Leader of Opposition Pritam Singh believes the death penalty should stay for drug traffickers. He wrote a commentary on Today to explain his thoughts and clarify some misconceptions.
Not all drug traffickers are sentenced to death
Pritam Singh is aware that activists are appalled by the recent rise in executions. However, he wants to clarify that not all drug traffickers are sentenced to death.
Those who divulge information to help disrupt drug trafficking activities are given a certificate of substantive assistance, which may spare them from a mandatory death penalty. Of course, they must also show that they were only involved in transporting the drugs and nothing more.
“From 2013 to early 2022, certificates of substantive assistance were issued to 82 out of 104 drug traffickers… about 78% of drug traffickers were not sentenced to death even though they would have brought enough drugs into Singapore to face the mandatory death penalty.
These numbers provide a much more nuanced picture as to the number of individuals sentenced to death by the Singapore courts for drug trafficking.”LO Pritam Singh
Death penalty deters drug crimes
Some argue that the death penalty does not stop people from committing the crime and should therefore be repealed. Nevertheless, Pritam Singh feels the existence of it will make it more difficult for drug kingpins to hire people to traffic drugs into Singapore. It will also make couriers think twice about tempting fate. Without it, we will have more drug traffickers and victims.
Drug laws and public opinion
Although Pritam Singh thinks the death penalty should stay, he said our drug laws can be improved. There are talks about preventing lawyers of drug traffickers from deliberately delaying their death sentences. Pritam Singh feels this should not be something that requires additional legislation. Rather, “the legal process [should] be perceived as open and running its natural course” since most Singaporeans already have a strong stance against drugs.
Even with a spike in the number of executions this year as well as international pressure to abolish the death penalty, the majority of the public, including LO Pritam Singh, still prefer to keep it.

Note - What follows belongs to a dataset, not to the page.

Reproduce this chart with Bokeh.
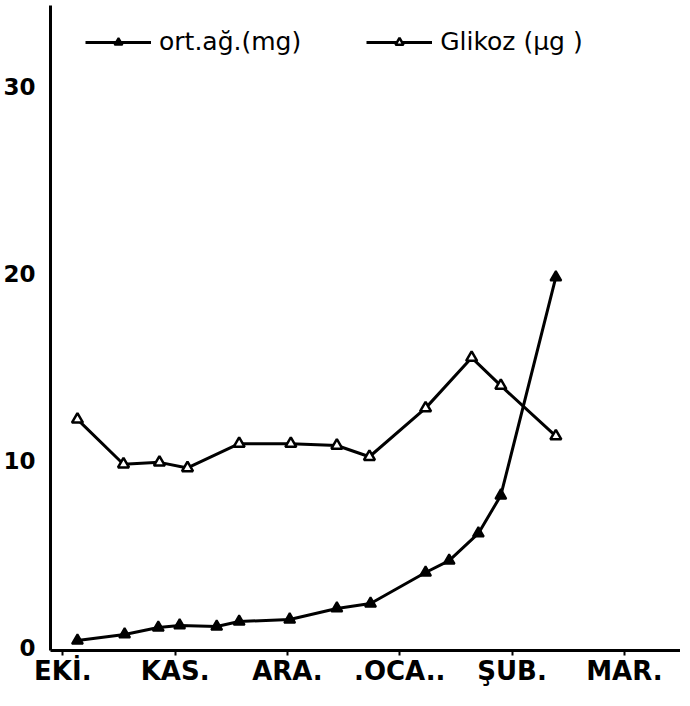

“Drug traffickers continue to be viewed as criminals who must face up to harsh consequences for destroying many innocent lives and families.
The controversy over the death penalty for drug traffickers will not go away anytime soon. It will resurface each time a trafficker is due to be hanged.”LO Pritam Singh
The controversy is here to stay but should the same be said for the death penalty? Of course, we must not tolerate drug crimes but are we heading in the right direction?